US, Canada to map unexplored Arctic seafloor

Sept. 22, 2008
The US and Canada will jointly map the unexplored Arctic seafloor where the two countries may have sovereign rights over oil, gas, and other resources, the US Geological Survey announced.

The US and Canada will jointly map the unexplored Arctic seafloor where the two countries may have sovereign rights over oil, gas, and other resources, the US Geological Survey announced.

The US Department of the Interior agency said both countries will use resulting data to establish the continental shelf’s outer limits under criteria in the Law of the Sea Convention. The extended continental shelf, the seafloor, and subsoil beyond 200 nautical miles from shore that meet those criteria are of great scientific interest and could represent potential economic development, it noted.

The collaboration will use two ships, USGS said. It said that it will lead data collection from Sept. 6 through Oct. 1 on the US Coast Guard cutter Healy to map the seafloor. The Geological Survey of Canada in that country’s natural resources department will follow on the Canadian Coast Guard ship Louis S. St. Laurent and study the subseafloor’s geology.

“The two-ship experiment allows both the US and Canada to collect and share complementary data in areas where data acquisition is costly, logistically difficult, and sometimes dangerous. Both countries benefit through sharing of resources and data as well as increasing likelihood of success by utilizing two icebreaker ships in these remote areas of the Arctic Ocean,” noted USGS scientist Deborah Hutchinson, who will sail aboard the Louis.

Jonathan Childs, another USGS scientist who will be chief aboard the Healy, said that effort will use an echo sound, which emits sound signals in the water, to map the seafloor using a multibeam bathymetry system.

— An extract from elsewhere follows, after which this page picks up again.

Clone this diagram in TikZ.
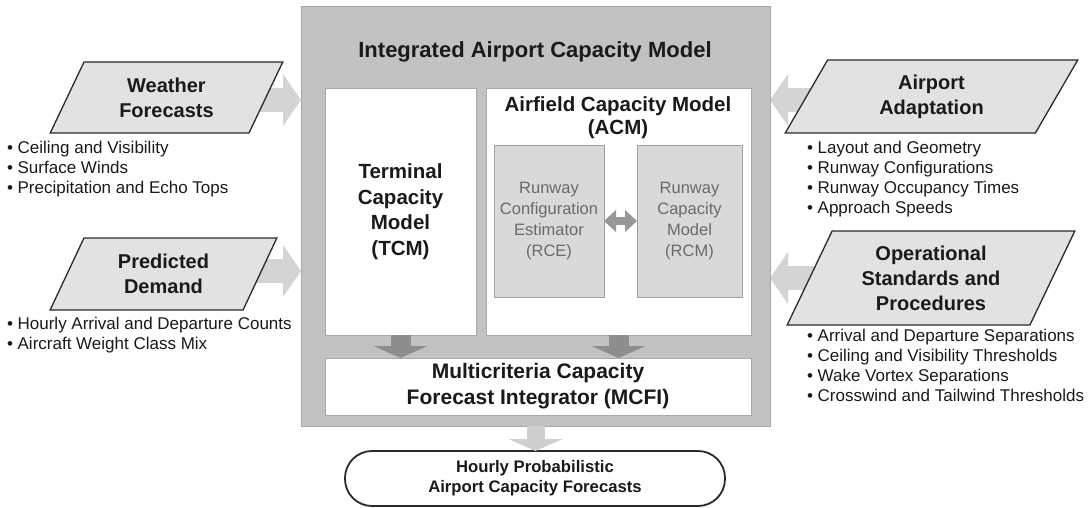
\documentclass[tikz,border=0pt]{standalone}
\usepackage{fontspec}
\setmainfont{Liberation Sans}
\usetikzlibrary{shapes.geometric,arrows.meta,calc}
\pgfdeclarelayer{bg}
\pgfdeclarelayer{canvas}
\pgfsetlayers{canvas,bg,main}
\definecolor{outergray}{HTML}{C2C2C2}
\definecolor{outerline}{HTML}{A6A6A6}
\definecolor{wline}{HTML}{A8A8A8}
\definecolor{gline}{HTML}{A0A0A0}
\definecolor{rgray}{HTML}{D9D9D9}
\definecolor{rtext}{HTML}{6A6A6A}
\definecolor{pline}{HTML}{2A2A2A}
\definecolor{pfill}{HTML}{E2E2E2}
\definecolor{txt}{HTML}{1A1A1A}
\definecolor{inarr}{HTML}{D4D4D4}
\definecolor{darr}{HTML}{8E8E8E}
\definecolor{oarr}{HTML}{CFCFCF}
\definecolor{dbl}{HTML}{979797}
\begin{document}
\begin{tikzpicture}[x=1pt,y=-1pt,
  every node/.style={inner sep=0pt,outer sep=0pt},
  outerbox/.style={draw=outerline,fill=outergray,line width=1pt},
  whitebox/.style={draw=wline,fill=white,line width=0.8pt},
  greybox/.style={draw=gline,fill=rgray,line width=0.8pt,text=rtext,align=center,font=\fontsize{16.5}{20.7}\selectfont},
  para/.style={trapezium,trapezium left angle=64,trapezium right angle=116,trapezium stretches=true,draw=pline,fill=pfill,line width=1.3pt,text=txt,align=center,font=\bfseries\fontsize{20}{25}\selectfont},
  blist/.style={anchor=north west,align=left,text=txt,font=\fontsize{17}{20}\selectfont},
  btitle/.style={text=txt,align=center,font=\bfseries\fontsize{20.5}{25.5}\selectfont},
  inarrow/.style={draw=inarr,line width=24pt,-{Triangle[width=52pt,length=18pt,line width=0pt]}},
  downarrow/.style={draw=darr,line width=20pt,-{Triangle[width=54pt,length=12pt,line width=0pt]}},
  outarrow/.style={draw=oarr,line width=18pt,-{Triangle[width=54pt,length=12pt,line width=0pt]}},
  dblarrow/.style={draw=dbl,line width=8pt,{Triangle[width=22pt,length=12pt,line width=0pt]}-{Triangle[width=22pt,length=12pt,line width=0pt]}},
]
\begin{pgfonlayer}{canvas}
\fill[white] (0,0) rectangle (1089,508);
\end{pgfonlayer}
\useasboundingbox (0,0) rectangle (1089,508);

% central model
\node[outerbox,minimum width=469pt,minimum height=419pt] (outer) at (535.5,216.5) {};
\node[btitle,font=\bfseries\fontsize{22}{26}\selectfont] (title) at (535,52) {Integrated Airport Capacity Model};
\node[whitebox,btitle,minimum width=151pt,minimum height=247pt] (tcm) at (400.5,211.5) {Terminal\\Capacity\\Model\\(TCM)};
\node[whitebox,minimum width=265pt,minimum height=247pt] (acm) at (618.5,211.5) {};
\node[btitle,font=\bfseries\fontsize{20.5}{23}\selectfont] (acmt) at (618,117.5) {Airfield Capacity Model\\(ACM)};
\node[greybox,minimum width=110pt,minimum height=152pt] (rce) at (549,221) {Runway\\Configuration\\Estimator\\(RCE)};
\node[greybox,minimum width=105pt,minimum height=152pt] (rcm) at (689.5,221) {Runway\\Capacity\\Model\\(RCM)};
\node[whitebox,btitle,minimum width=426pt,minimum height=57pt,font=\bfseries\fontsize{21}{26}\selectfont] (mcfi) at (538,386.5) {Multicriteria Capacity\\Forecast Integrator (MCFI)};
\node[draw=pline,line width=1.8pt,rounded corners=27pt,fill=white,minimum width=380pt,minimum height=55pt,text=txt,align=center,font=\bfseries\fontsize{16.7}{20}\selectfont] (out) at (535,478.5) {Hourly Probabilistic\\Airport Capacity Forecasts};

% inputs
\node[para,minimum width=233pt,minimum height=71pt] (wf) at (166.5,97.5) {Weather\\Forecasts};
\node[para,minimum width=227pt,minimum height=72pt] (pd) at (163.5,274) {Predicted\\Demand};
\node[para,minimum width=293pt,minimum height=73pt] (aa) at (931.5,96.5) {Airport\\Adaptation};
\node[para,minimum width=288pt,minimum height=94pt] (os) at (931,278) {Operational\\Standards and\\Procedures};

\node[blist] (wfl) at (7,141) {• Ceiling and Visibility\\• Surface Winds\\• Precipitation and Echo Tops};
\node[blist] (pdl) at (7,317) {• Hourly Arrival and Departure Counts\\• Aircraft Weight Class Mix};
\node[blist] (aal) at (807,141) {• Layout and Geometry\\• Runway Configurations\\• Runway Occupancy Times\\• Approach Speeds};
\node[blist] (osl) at (807,329) {• Arrival and Departure Separations\\• Ceiling and Visibility Thresholds\\• Wake Vortex Separations\\• Crosswind and Tailwind Thresholds};

% connectors
\begin{pgfonlayer}{bg}
\draw[inarrow] ($(wf.center)+(0,2.5)$) -- ($(wf.center -| outer.west)+(0,2.5)$);
\draw[inarrow] ($(pd.center)+(0,-3)$) -- ($(pd.center -| outer.west)+(0,-3)$);
\draw[inarrow] ($(aa.center)+(0,3.5)$) -- ($(aa.center -| outer.east)+(0,3.5)$);
\draw[inarrow] (os.center) -- (os.center -| outer.east);
\end{pgfonlayer}
\draw[downarrow] (tcm.south) -- (tcm.south |- mcfi.north);
\draw[downarrow] (acm.south) -- (acm.south |- mcfi.north);
\draw[outarrow] (outer.south) -- (outer.south |- out.north);
\draw[dblarrow] (rce.east) -- (rcm.west);
\end{tikzpicture}
\end{document}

“Unlike conventional echo sounders, which measure the water depth at a point directly beneath the ship, the multibeam system collects a ‘swath’ of depth information about 3 km wide along the ship’s patch, creating a three-dimensional view of the seafloor,” he explained.

The National Oceanic and Atmospheric Administration funded US participation in the US-Canadian mission and collaborated with the University of New Hampshire to collect bathymetric data in the Arctic Ocean from onboard the Healy from Aug. 14 through Sept. 5, USGS said.